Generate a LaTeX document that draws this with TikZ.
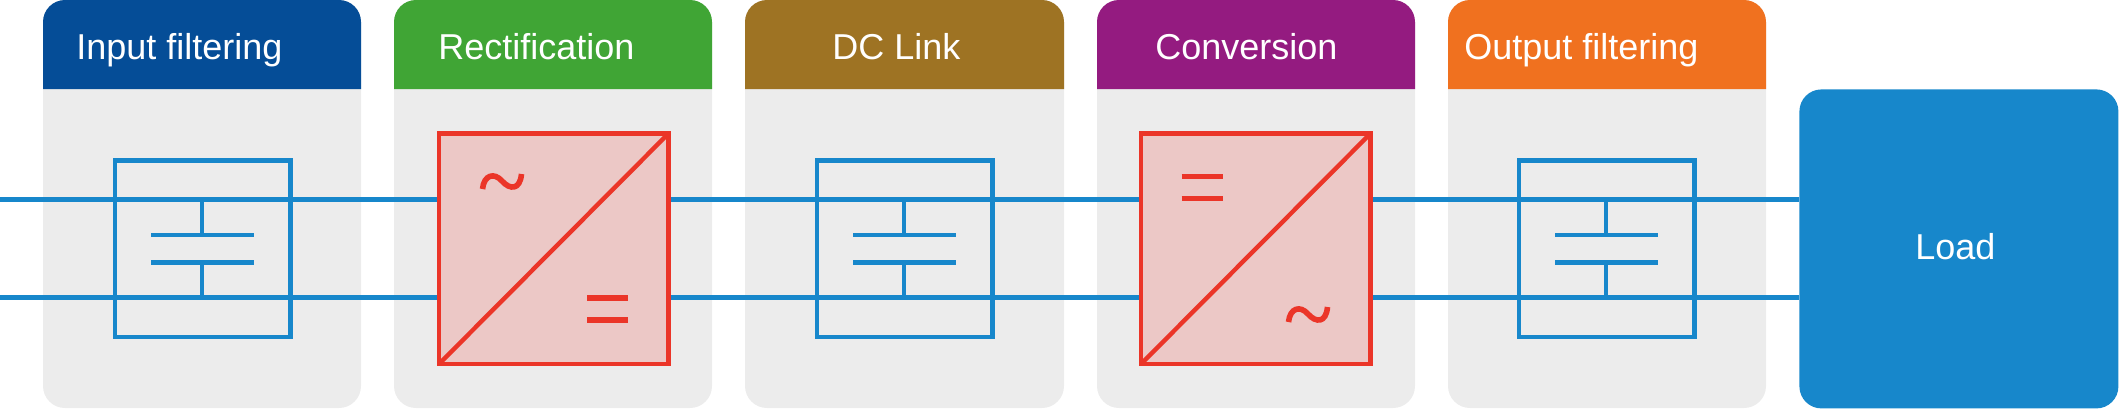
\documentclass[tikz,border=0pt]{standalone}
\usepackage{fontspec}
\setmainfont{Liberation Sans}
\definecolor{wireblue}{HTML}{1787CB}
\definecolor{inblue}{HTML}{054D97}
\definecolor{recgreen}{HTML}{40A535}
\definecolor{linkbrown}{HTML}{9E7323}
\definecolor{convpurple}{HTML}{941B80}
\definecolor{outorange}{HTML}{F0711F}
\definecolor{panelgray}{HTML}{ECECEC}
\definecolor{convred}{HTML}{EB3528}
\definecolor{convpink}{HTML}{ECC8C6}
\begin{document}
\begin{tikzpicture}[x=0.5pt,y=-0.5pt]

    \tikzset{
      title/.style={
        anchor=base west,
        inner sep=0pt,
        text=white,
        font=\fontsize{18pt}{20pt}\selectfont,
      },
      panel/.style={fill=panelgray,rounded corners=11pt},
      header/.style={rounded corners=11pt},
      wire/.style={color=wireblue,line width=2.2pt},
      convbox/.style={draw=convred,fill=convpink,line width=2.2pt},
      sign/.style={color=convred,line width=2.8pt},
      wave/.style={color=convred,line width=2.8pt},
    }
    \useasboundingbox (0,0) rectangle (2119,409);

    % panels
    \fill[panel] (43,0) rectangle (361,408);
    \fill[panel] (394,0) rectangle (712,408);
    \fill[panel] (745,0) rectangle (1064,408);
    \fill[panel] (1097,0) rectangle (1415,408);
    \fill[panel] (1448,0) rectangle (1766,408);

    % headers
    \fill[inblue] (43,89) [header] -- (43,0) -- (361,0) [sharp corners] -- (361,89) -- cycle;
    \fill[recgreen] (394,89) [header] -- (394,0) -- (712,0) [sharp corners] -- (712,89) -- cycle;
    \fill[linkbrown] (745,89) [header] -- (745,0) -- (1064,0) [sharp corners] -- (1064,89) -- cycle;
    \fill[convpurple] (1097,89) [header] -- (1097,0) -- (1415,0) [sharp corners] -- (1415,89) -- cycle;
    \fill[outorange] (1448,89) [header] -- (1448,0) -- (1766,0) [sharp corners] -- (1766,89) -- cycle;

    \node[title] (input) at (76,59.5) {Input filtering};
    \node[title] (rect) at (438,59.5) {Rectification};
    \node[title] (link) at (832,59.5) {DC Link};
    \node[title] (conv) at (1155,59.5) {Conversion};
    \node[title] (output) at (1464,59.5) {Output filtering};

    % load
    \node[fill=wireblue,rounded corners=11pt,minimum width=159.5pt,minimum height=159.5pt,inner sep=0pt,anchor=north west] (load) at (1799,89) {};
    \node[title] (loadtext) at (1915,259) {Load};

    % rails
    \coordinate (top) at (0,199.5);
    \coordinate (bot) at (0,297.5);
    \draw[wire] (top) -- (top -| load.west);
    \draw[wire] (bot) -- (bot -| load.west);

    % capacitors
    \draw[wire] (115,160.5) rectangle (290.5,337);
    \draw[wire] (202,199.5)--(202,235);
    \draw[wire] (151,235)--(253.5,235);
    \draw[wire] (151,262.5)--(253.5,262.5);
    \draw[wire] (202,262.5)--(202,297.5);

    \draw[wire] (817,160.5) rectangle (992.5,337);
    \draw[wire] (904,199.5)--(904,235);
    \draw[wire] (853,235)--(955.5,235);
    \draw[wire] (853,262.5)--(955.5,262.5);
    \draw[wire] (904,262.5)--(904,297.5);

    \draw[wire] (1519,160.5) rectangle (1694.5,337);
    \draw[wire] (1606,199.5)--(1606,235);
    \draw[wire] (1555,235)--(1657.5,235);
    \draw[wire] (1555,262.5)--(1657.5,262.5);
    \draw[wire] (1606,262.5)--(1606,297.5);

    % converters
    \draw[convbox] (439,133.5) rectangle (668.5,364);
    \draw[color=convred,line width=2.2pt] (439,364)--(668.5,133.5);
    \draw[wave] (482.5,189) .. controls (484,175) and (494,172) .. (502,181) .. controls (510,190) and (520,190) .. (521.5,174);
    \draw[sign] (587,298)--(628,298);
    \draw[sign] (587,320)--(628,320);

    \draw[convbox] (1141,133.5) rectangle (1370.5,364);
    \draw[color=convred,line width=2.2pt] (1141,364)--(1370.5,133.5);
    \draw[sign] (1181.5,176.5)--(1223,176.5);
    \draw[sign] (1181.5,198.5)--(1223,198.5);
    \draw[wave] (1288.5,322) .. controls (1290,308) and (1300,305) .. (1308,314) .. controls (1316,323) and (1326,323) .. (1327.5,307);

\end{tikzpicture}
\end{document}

******************************

◆ **Work to complete**: Return the material line for line, from its beginning to the line that contains "(1766,89) -- cycle;", with the pictures left out.

◆ **Output for this task**:
Generate a LaTeX document that draws this with TikZ.
\documentclass[tikz,border=0pt]{standalone}
\usepackage{fontspec}
\setmainfont{Liberation Sans}
\definecolor{wireblue}{HTML}{1787CB}
\definecolor{inblue}{HTML}{054D97}
\definecolor{recgreen}{HTML}{40A535}
\definecolor{linkbrown}{HTML}{9E7323}
\definecolor{convpurple}{HTML}{941B80}
\definecolor{outorange}{HTML}{F0711F}
\definecolor{panelgray}{HTML}{ECECEC}
\definecolor{convred}{HTML}{EB3528}
\definecolor{convpink}{HTML}{ECC8C6}
\begin{document}
\begin{tikzpicture}[x=0.5pt,y=-0.5pt]

    \tikzset{
      title/.style={
        anchor=base west,
        inner sep=0pt,
        text=white,
        font=\fontsize{18pt}{20pt}\selectfont,
      },
      panel/.style={fill=panelgray,rounded corners=11pt},
      header/.style={rounded corners=11pt},
      wire/.style={color=wireblue,line width=2.2pt},
      convbox/.style={draw=convred,fill=convpink,line width=2.2pt},
      sign/.style={color=convred,line width=2.8pt},
      wave/.style={color=convred,line width=2.8pt},
    }
    \useasboundingbox (0,0) rectangle (2119,409);

    % panels
    \fill[panel] (43,0) rectangle (361,408);
    \fill[panel] (394,0) rectangle (712,408);
    \fill[panel] (745,0) rectangle (1064,408);
    \fill[panel] (1097,0) rectangle (1415,408);
    \fill[panel] (1448,0) rectangle (1766,408);

    % headers
    \fill[inblue] (43,89) [header] -- (43,0) -- (361,0) [sharp corners] -- (361,89) -- cycle;
    \fill[recgreen] (394,89) [header] -- (394,0) -- (712,0) [sharp corners] -- (712,89) -- cycle;
    \fill[linkbrown] (745,89) [header] -- (745,0) -- (1064,0) [sharp corners] -- (1064,89) -- cycle;
    \fill[convpurple] (1097,89) [header] -- (1097,0) -- (1415,0) [sharp corners] -- (1415,89) -- cycle;
    \fill[outorange] (1448,89) [header] -- (1448,0) -- (1766,0) [sharp corners] -- (1766,89) -- cycle;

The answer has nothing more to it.